» **THE TASK**
Please copy the lines below exactly, from the first one through the line showing "(d2) at (763,298)".

» **Stored items from a collection**
++++
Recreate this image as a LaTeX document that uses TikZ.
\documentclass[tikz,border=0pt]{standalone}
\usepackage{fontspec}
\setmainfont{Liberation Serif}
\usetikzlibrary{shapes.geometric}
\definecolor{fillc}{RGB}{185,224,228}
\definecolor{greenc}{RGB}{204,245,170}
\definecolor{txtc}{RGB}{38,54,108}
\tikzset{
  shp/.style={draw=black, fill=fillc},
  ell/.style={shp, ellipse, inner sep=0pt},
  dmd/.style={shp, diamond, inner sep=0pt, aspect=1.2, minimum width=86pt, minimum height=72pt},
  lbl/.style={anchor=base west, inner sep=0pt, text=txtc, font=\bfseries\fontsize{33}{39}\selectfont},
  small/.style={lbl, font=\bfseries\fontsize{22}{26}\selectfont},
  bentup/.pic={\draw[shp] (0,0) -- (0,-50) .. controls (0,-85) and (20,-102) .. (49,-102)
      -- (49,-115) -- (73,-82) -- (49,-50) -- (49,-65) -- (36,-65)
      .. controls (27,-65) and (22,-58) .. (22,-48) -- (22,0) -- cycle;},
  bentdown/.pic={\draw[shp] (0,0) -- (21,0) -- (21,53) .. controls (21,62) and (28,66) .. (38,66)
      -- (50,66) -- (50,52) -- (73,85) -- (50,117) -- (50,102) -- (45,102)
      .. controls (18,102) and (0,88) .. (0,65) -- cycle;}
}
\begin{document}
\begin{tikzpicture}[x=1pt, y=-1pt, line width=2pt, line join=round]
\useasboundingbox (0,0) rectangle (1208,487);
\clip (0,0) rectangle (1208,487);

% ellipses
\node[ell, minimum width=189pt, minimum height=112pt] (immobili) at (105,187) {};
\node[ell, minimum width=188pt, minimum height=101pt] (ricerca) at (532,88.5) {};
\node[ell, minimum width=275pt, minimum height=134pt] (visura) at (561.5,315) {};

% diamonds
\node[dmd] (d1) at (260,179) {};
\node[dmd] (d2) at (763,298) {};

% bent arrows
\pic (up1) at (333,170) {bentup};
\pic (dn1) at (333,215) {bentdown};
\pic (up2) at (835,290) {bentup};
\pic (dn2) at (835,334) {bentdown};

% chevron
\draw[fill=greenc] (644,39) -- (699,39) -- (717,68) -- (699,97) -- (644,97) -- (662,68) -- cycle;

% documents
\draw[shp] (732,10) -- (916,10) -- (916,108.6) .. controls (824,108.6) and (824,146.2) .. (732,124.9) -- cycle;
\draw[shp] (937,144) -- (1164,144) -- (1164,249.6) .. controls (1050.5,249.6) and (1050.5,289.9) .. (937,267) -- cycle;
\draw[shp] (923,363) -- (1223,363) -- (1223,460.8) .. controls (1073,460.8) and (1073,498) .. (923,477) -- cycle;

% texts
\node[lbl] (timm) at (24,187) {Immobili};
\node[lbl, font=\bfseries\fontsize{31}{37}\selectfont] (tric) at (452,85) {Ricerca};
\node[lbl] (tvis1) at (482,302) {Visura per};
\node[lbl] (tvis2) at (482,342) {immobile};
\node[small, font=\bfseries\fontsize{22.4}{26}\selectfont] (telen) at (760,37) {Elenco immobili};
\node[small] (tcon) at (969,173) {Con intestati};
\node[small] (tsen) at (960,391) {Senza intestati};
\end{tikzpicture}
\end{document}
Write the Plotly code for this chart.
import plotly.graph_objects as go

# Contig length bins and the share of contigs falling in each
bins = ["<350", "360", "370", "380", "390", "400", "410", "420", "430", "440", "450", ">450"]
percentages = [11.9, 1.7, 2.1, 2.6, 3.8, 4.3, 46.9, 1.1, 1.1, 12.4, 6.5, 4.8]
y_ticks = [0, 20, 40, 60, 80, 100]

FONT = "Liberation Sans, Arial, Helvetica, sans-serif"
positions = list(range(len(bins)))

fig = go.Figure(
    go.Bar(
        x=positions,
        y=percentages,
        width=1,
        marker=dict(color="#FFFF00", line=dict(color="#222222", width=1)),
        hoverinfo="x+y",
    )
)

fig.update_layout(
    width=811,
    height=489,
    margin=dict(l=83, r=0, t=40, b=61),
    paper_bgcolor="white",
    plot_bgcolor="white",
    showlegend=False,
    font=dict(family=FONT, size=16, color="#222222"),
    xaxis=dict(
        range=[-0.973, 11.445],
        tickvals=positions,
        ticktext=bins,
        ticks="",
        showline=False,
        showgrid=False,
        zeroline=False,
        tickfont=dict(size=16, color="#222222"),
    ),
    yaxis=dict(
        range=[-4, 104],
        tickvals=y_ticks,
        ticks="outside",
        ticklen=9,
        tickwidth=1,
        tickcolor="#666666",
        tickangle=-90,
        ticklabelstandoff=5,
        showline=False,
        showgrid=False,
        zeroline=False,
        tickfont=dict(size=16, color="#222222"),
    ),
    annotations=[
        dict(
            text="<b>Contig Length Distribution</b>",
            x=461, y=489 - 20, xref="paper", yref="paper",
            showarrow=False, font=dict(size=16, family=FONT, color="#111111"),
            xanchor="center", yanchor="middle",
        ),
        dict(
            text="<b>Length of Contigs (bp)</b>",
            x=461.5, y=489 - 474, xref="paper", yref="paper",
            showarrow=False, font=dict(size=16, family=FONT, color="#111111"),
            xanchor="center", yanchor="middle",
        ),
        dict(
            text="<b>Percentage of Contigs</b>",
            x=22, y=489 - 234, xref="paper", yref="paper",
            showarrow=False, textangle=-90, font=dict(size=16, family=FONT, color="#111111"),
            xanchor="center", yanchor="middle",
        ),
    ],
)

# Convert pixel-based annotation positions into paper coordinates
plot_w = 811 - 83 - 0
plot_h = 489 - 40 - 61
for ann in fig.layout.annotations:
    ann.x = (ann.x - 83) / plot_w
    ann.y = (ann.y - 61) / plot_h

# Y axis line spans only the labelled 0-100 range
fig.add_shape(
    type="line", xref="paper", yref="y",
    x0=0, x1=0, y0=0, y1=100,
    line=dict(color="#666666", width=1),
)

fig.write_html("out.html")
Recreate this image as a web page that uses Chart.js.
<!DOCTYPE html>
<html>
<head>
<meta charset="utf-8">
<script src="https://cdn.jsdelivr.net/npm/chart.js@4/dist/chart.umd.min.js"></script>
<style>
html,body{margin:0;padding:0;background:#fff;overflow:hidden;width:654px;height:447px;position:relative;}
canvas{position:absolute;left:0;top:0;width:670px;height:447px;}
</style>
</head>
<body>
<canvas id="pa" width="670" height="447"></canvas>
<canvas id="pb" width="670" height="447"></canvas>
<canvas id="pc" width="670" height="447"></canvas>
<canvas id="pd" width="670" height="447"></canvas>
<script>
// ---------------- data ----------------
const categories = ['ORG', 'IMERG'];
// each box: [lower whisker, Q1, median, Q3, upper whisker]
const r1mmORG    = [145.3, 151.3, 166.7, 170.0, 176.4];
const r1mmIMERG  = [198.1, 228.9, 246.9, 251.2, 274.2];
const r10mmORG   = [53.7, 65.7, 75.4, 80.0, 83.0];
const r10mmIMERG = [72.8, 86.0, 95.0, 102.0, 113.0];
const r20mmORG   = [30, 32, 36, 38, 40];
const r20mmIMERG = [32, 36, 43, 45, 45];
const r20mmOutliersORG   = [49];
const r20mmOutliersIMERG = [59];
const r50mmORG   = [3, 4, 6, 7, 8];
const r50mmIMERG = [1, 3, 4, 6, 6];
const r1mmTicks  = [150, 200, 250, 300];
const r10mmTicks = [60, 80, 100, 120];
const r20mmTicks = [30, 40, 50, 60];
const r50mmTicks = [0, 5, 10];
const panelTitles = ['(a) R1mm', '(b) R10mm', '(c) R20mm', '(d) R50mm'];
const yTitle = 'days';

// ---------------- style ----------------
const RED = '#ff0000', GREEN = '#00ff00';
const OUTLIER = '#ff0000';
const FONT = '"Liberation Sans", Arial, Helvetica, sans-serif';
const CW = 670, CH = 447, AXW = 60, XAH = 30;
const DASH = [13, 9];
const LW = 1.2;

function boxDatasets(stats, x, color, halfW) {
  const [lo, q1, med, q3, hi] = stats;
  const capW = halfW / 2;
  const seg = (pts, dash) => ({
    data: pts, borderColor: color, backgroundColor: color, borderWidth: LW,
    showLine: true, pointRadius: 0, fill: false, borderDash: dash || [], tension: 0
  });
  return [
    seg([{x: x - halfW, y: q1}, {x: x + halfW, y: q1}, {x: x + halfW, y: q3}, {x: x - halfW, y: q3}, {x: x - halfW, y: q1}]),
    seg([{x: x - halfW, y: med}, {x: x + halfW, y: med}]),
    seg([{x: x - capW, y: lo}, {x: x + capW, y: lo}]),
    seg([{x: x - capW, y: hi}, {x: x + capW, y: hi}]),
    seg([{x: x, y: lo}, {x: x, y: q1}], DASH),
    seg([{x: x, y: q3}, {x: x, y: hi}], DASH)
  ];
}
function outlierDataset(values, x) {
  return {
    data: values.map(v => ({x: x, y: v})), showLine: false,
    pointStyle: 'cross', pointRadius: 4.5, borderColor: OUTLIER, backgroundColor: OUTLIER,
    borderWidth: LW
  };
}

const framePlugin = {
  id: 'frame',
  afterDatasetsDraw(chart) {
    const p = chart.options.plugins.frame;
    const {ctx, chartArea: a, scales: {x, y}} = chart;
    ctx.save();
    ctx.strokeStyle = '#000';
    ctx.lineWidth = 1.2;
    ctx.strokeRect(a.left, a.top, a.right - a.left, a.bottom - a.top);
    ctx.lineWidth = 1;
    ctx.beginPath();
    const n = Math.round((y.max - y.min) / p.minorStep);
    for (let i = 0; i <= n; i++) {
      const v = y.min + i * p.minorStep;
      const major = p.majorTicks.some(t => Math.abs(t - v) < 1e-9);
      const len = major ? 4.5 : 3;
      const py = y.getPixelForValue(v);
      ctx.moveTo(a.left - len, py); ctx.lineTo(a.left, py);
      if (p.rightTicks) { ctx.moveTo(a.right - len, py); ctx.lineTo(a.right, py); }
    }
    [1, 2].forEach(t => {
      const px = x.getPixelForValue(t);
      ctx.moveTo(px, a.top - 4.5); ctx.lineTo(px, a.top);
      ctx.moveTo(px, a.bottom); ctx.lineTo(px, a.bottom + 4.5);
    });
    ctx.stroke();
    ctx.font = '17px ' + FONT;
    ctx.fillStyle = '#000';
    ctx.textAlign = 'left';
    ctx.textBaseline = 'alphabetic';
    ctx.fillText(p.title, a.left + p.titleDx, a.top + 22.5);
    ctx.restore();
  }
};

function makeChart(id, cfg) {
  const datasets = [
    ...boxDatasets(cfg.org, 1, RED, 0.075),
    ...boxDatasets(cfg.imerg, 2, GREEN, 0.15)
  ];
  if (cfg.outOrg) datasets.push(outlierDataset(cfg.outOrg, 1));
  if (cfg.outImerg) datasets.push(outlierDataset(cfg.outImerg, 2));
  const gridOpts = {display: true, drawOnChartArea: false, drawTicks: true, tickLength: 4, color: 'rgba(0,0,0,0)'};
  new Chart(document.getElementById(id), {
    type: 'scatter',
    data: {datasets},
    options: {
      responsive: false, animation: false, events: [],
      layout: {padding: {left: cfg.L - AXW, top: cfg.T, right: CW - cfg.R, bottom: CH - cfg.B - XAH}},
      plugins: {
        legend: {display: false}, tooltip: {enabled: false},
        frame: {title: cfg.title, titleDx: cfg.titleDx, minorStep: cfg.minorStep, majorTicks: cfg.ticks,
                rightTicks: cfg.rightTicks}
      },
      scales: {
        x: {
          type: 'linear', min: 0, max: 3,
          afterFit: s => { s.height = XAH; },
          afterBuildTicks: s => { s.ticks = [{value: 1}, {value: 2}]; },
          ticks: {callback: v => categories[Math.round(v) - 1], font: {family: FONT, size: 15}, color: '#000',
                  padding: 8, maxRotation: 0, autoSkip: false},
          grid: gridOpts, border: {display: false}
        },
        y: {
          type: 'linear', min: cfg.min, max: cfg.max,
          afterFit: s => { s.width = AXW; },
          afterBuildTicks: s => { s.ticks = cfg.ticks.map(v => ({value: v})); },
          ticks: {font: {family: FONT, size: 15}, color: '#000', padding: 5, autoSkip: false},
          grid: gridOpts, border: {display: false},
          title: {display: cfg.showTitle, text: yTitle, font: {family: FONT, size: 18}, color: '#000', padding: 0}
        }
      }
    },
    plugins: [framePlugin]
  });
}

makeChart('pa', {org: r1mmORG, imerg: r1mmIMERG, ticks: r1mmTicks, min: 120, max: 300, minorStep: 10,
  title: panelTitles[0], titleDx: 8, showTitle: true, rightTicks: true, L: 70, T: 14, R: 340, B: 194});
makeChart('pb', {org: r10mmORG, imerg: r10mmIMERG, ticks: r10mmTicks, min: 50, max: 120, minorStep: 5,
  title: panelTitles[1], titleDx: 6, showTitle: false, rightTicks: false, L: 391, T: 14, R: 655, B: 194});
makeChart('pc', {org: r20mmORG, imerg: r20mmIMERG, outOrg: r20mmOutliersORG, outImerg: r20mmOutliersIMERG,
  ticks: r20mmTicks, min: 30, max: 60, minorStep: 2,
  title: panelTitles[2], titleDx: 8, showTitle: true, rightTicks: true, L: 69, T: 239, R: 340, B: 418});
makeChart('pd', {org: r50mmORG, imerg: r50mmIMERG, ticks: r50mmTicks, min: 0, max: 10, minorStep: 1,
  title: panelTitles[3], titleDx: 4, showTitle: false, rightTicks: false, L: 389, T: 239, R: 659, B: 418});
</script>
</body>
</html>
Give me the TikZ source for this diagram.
++++
» **CORRECT RESPONSE**
Recreate this image as a LaTeX document that uses TikZ.
\documentclass[tikz,border=0pt]{standalone}
\usepackage{fontspec}
\setmainfont{Liberation Serif}
\usetikzlibrary{shapes.geometric}
\definecolor{fillc}{RGB}{185,224,228}
\definecolor{greenc}{RGB}{204,245,170}
\definecolor{txtc}{RGB}{38,54,108}
\tikzset{
  shp/.style={draw=black, fill=fillc},
  ell/.style={shp, ellipse, inner sep=0pt},
  dmd/.style={shp, diamond, inner sep=0pt, aspect=1.2, minimum width=86pt, minimum height=72pt},
  lbl/.style={anchor=base west, inner sep=0pt, text=txtc, font=\bfseries\fontsize{33}{39}\selectfont},
  small/.style={lbl, font=\bfseries\fontsize{22}{26}\selectfont},
  bentup/.pic={\draw[shp] (0,0) -- (0,-50) .. controls (0,-85) and (20,-102) .. (49,-102)
      -- (49,-115) -- (73,-82) -- (49,-50) -- (49,-65) -- (36,-65)
      .. controls (27,-65) and (22,-58) .. (22,-48) -- (22,0) -- cycle;},
  bentdown/.pic={\draw[shp] (0,0) -- (21,0) -- (21,53) .. controls (21,62) and (28,66) .. (38,66)
      -- (50,66) -- (50,52) -- (73,85) -- (50,117) -- (50,102) -- (45,102)
      .. controls (18,102) and (0,88) .. (0,65) -- cycle;}
}
\begin{document}
\begin{tikzpicture}[x=1pt, y=-1pt, line width=2pt, line join=round]
\useasboundingbox (0,0) rectangle (1208,487);
\clip (0,0) rectangle (1208,487);

% ellipses
\node[ell, minimum width=189pt, minimum height=112pt] (immobili) at (105,187) {};
\node[ell, minimum width=188pt, minimum height=101pt] (ricerca) at (532,88.5) {};
\node[ell, minimum width=275pt, minimum height=134pt] (visura) at (561.5,315) {};

% diamonds
\node[dmd] (d1) at (260,179) {};
\node[dmd] (d2) at (763,298) {};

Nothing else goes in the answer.